American universities are a fantastic scheme. I'm working on a project right now to see if I can bring this to high schools. They're a massive machine to move money from taxpayers into certain organizations very effectively. That's why you'll see that the loudest voices for student loan forgiveness go to these universities. Come on, you have a Divinities degree from Harvard? That's a fictional thing. Of course you're advocating for student loan debt discharge by the taxpayers. Ideally, if you're running the university, everyone gets $1 m to spend on university, and you charge $1 m.

Once we get school vouchers going we can do that for high school too. It's going to be a revolution, man. Pure money printing.

And what's anyone going to try to say? You can't touch US universities or schools. Education is important!
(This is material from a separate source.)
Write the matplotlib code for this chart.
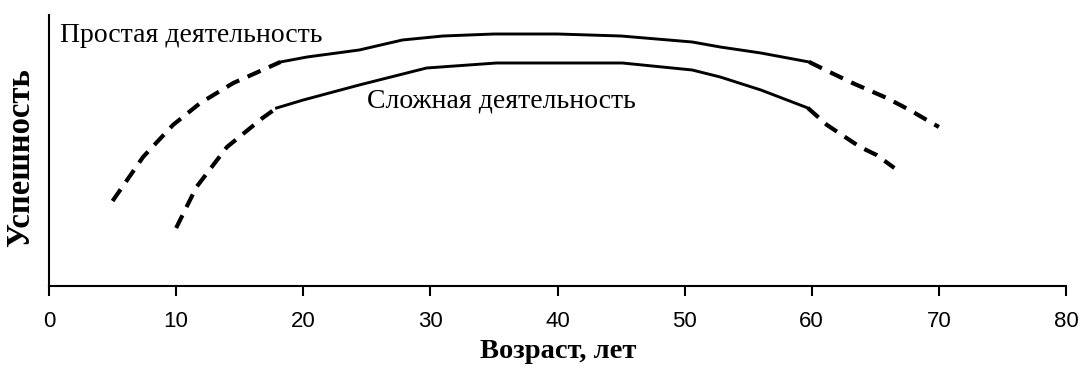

I think I could probably give one or two poor kids a scholarship and trot them out every now and then.

Harvard’s Divinity School is basically why the university exists in the first place and is very real.

The cost of tuition for undergrads at schools is certainly ridiculous and a way to siphon money from the government though. That said, I take umbrage with the people that complain about liberal arts degrees. The education is as valuable as any other kind of education in that it hones critical thinking skills in a specific discipline. Those skills are applicable to many, many jobs. The engineers I knew and liberal arts students I knew that struggled to get jobs after college struggled because they had nothing else on their resume when they graduated because they put zero thought into getting a job until school was over.

I've worked in postsecondary policy for a dozen years and while this perspective is cynical,it's painfully close to reality in many cases. "Paying the Price" by Sarah Goldrick-Rab chronicles some horrifying case studies , if you're interested.
... Harvard Divinity is considered one of the best divinity schools in the world.